Nick Jones, DEEP WATER
Randy Johnson, THE PRICE OF SALT
George Kelley, RIPLEY"S GAME
Kelly Robinson, ELEVEN
Richard Robinson, ELEVEN
Kevin Tipple/Patrick Ohle, STRANGERS ON A TRAIN

Other Reviews

Martin Edwards, BORN TO BE HANGED, Paul McGuire
Ed Gorman, CROSS COUNTRY, Herman Kastle
Margot Kinberg, NEEDLE IN A HAYSTACK, Ernest Mallo
Evan Lewis, Books with Bones in the Title
Steve Lewis/William Deeck,DESIGN FOR MURDER, KUMMER
James Reasoner, THE CASE OF THE SLEEPWALKER'S NIECE, Erle Stanly Gardner
Gerard Saylor, BAD GUYS, Eugene Izzi
Ron Scheer,  WILD ONE, John Reese
Kerrie Smith, B IS FOR BURGLAR, Sue Grafton
Zybahn, IN THE SHADOW OF THE GARGOYLES, Kilpatrick, Nancy & Thomas S. Roche, eds.


Charles Gramlich said...

I guess I'm gonna have to try something from her. Don't think I ever have.

Nick Jones (Louis XIV, the Sun King) said...

Interesting but strangely muted collection of Highsmith reviews thus far. Seems not everyone loves her work as much as I do! Great review of Small G though – I haven't read that one yet, but that review really makes me want to. Thanks as ever for hosting, Patti.

By the way, seeing as I posted my review yesterday, I've put up a Highsmith shelf porn post today as well:

Patricia Highsmith shelf porn (slight return)

George said...

Patti, I agree with you. Highsmith's best work is her novels. The short stories have a sense of sameness to them.

George said...

Deb, nice review of SMALL G. Highsmith used that European setting for many of her books including RIPLEY'S GAME.

Kelly Robinson said...

I don't know how my post got missed. I put it up early and I'm plenty proud of it, as she's one of my favorites. Is there a time we should have them up by?

(I'll be back to comment on the post itself!)

J F Norris said...

Here's my Highsmith contribution, Patti:

The Tremor of Forgery

Gerard said...

I checked out the 2009 biography of Highsmith but the text runs for 630 pages so I may not even start it.

J F Norris said...

Gerard (and anyone else interested in Highsmith's biogrpahy) --

I recommend the Andrew Wilson's biography of Highsmith, A BEAUTIFUL SHADOW. Avoid the Schenkar 2009 biography - it's a lurid prejudicial tabloid style peek-a-boo into Highsmith's love life and personal traumas more and it's BADLY written too. Schenkar doesn't like Highsmith or her books and it shows. In Wilson's biography you know that he admires Highsmith as a writer first and foremost regardless of her messy personal life.

Nick Jones (Louis XIV, the Sun King) said...

I'd recommend Beautiful Shadow too; I refer to it all the time when I'm writing about Highsmith (which I seem to do quite a lot).

Charlieopera said...

I'm a huge Highsmith fan ... and I highly recommend this particular bio of her, the Talented Miss Highsmith by Joan Schenkar.

Kelly Robinson said...

Small g is one I haven't read yet.
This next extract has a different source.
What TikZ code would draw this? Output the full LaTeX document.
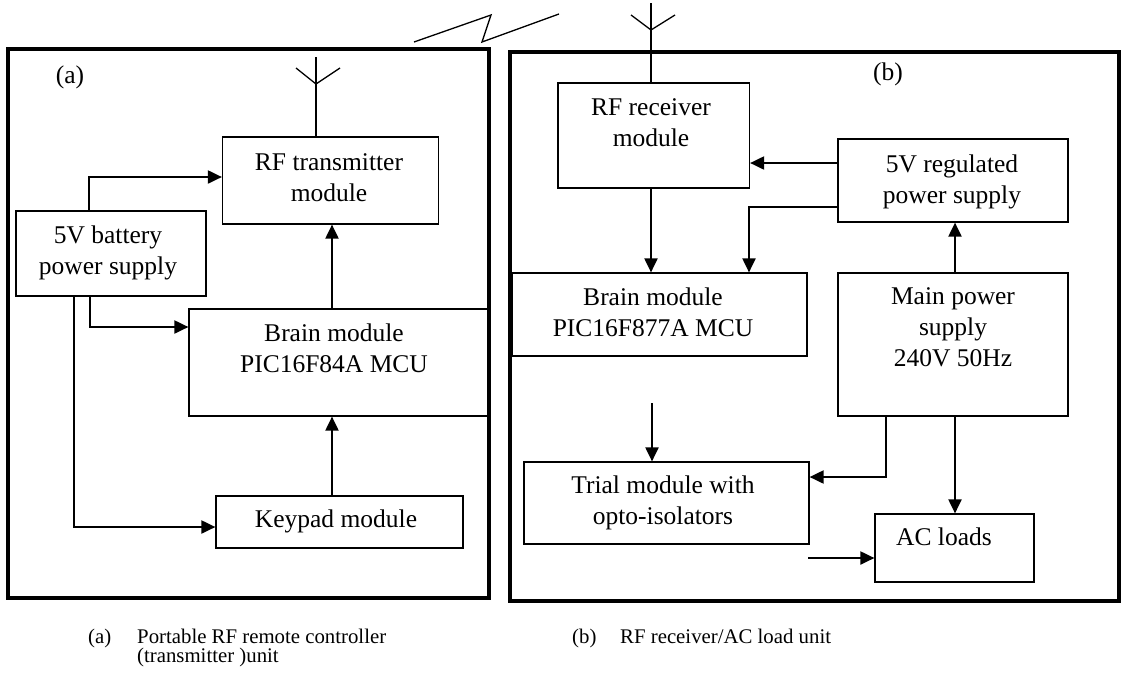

It might seem odd to not have read all the books of an author I call a favorite, but I like her so much, I dread coming to the end of her. I dole them out, reading one or two a year, but often re-reading the ones I like most.

I'm not that surprised that the short stories aren't pleasing most people. I think they're her weakest work.

I sort of regret not tackling one of her better books, but I thought they'd be well covered!

Gerard said...

it's a lurid prejudicial tabloid style peek-a-boo into Highsmith's love life and personal traumas

That's exactly why I picked it out.

Sergio (Tipping My Fedora) said...

I have only read some of the short stories but certainly found them much less memorable than the best of the novels - thanks also for organising the celebration of her work Patti, really worth doing.

Todd Mason said...

My own review of THE PRICE OF SALT and Meaker's SPRING FIRE remains one of my favorites I've done for this exercise...if the one most crying for (mostly syntactic) revision!